Lastly, after one of our lunches with my friend’s neighbours it was time to check out a small tourist area in Wenzhou. The area was specifically created for tourists in mind and has intricately painted murals on the sides of homes and surrounding walls of the neighborhood. From paintings of intricate trees on the sides of houses, murals of men fishing on the river, and houses being painted to look like a barn it was a kind of surreal experience. To top it off, when we arrived the neighborhood was desolate. It was a weekday and the middle of the day and with everyone at work a strange silence took over the place. The best way I could describe it was it felt, was it felt like how one’s feel after a fresh snowfall has fallen on a town. Despite the surreal feeling of having felt like we had been transported to another town entirely, this strange kind of peace was what we needed on that warm spring day after running around from one family dinner to the next. After taking our selfies amidst the murals, we retreated indoors to a coffee shop owned by relatives of my friend and remained there until dinner later that day.

Final Thoughts

After a week of waking up with the roosters, taking selfies in the flower fields of Qidu island, hiking up mountains, drinking more tea than I thought humanly possible, learning basic Wenzhounese phrases and how to use chopsticks, visiting malls and shops, and checking out the Yong Jia light festival my journey in China came to an end. As I mentioned at the beginning of this post it was a much more cultural experience above everything else. I believe this city has a lot of potential and for those who can speak the language it is one I would recommend to visit. The city is growing and with it you can see the city changing to attract a tourist population such as menus incorporating English translations.
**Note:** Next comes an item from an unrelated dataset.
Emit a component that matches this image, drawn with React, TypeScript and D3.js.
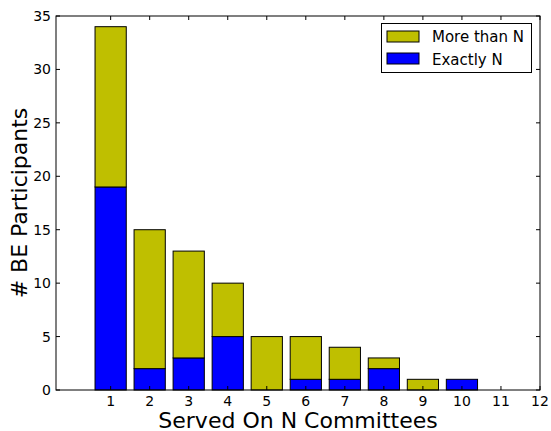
import React from "react";
import * as d3 from "d3";

const committees = [1, 2, 3, 4, 5, 6, 7, 8, 9, 10];
const exactlyN = [19, 2, 3, 5, 0, 1, 1, 2, 0, 1];
const moreThanN = [15, 13, 10, 5, 5, 4, 3, 1, 1, 0];
const xTicks = [1, 2, 3, 4, 5, 6, 7, 8, 9, 10, 11, 12];
const yTicks = [0, 5, 10, 15, 20, 25, 30, 35];

const OLIVE = "#bfbf00";
const BLUE = "#0000ff";
const FONT = "DejaVu Sans, sans-serif";

export default function App() {
  const width = 551, height = 431;
  const left = 56, right = 540, top = 16, bottom = 390;

  const x = d3.scaleLinear().domain([-0.4, 12]).range([left, right]);
  const y = d3.scaleLinear().domain([0, 35]).range([bottom, top]);
  const barW = x(0.8) - x(0);

  return (
    <svg width={width} height={height} style={{ position: "absolute", left: 0, top: 0 }}>
      <rect width={width} height={height} fill="white" />
      {committees.map((n, i) => {
        const e = exactlyN[i], m = moreThanN[i];
        return (
          <g key={n}>
            {e > 0 || m === 0 ? (
              <rect x={x(n - 0.4)} y={y(e)} width={barW} height={y(0) - y(e)}
                fill={BLUE} stroke="black" strokeWidth={1} />
            ) : null}
            {m > 0 ? (
              <rect x={x(n - 0.4)} y={y(e + m)} width={barW} height={y(e) - y(e + m)}
                fill={OLIVE} stroke="black" strokeWidth={1} />
            ) : null}
          </g>
        );
      })}
      <rect x={left} y={top} width={right - left} height={bottom - top}
        fill="none" stroke="black" strokeWidth={1} />
      {xTicks.map(t => (
        <g key={"x" + t}>
          <line x1={x(t)} x2={x(t)} y1={bottom} y2={bottom - 4} stroke="black" />
          <line x1={x(t)} x2={x(t)} y1={top} y2={top + 4} stroke="black" />
          <text x={x(t)} y={bottom + 16} textAnchor="middle" fontFamily={FONT} fontSize={14}>{t}</text>
        </g>
      ))}
      {yTicks.map(t => (
        <g key={"y" + t}>
          <line x1={left} x2={left + 4} y1={y(t)} y2={y(t)} stroke="black" />
          <line x1={right} x2={right - 4} y1={y(t)} y2={y(t)} stroke="black" />
          <text x={left - 5} y={y(t) + 5} textAnchor="end" fontFamily={FONT} fontSize={14}>{t}</text>
        </g>
      ))}
      <text x={(left + right) / 2} y={428} textAnchor="middle" fontFamily={FONT} fontSize={22}>
        Served On N Committees
      </text>
      <text transform={`translate(27,${(top + bottom) / 2}) rotate(-90)`} textAnchor="middle"
        fontFamily={FONT} fontSize={22}>
        # BE Participants
      </text>
      <g>
        <rect x={381.5} y={23.5} width={150} height={49} fill="white" stroke="black" strokeWidth={1} />
        <rect x={387} y={31} width={32} height={11} fill={OLIVE} stroke="black" />
        <text x={432} y={42} fontFamily={FONT} fontSize={15}>More than N</text>
        <rect x={387} y={53} width={32} height={11} fill={BLUE} stroke="black" />
        <text x={432} y={64.5} fontFamily={FONT} fontSize={15}>Exactly N</text>
      </g>
    </svg>
  );
}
However, despite these changes it is not yet tourist friendly in regards to this aspect as many places continue to only have signage in traditional Chinese and despite the English menus many servers often do not understand English. It is a gradual change and I believe in a few years time, the city will succeed in becoming a tourist destination as changes are implemented to help facilitate communication between visitors and people. Regardless of my struggles with the language barrier, my experience is one I will not forget. I cannot express my gratitude enough to my friend’s friends and family and appreciation for everything they did for me during my time there. It truly was a humbling experience.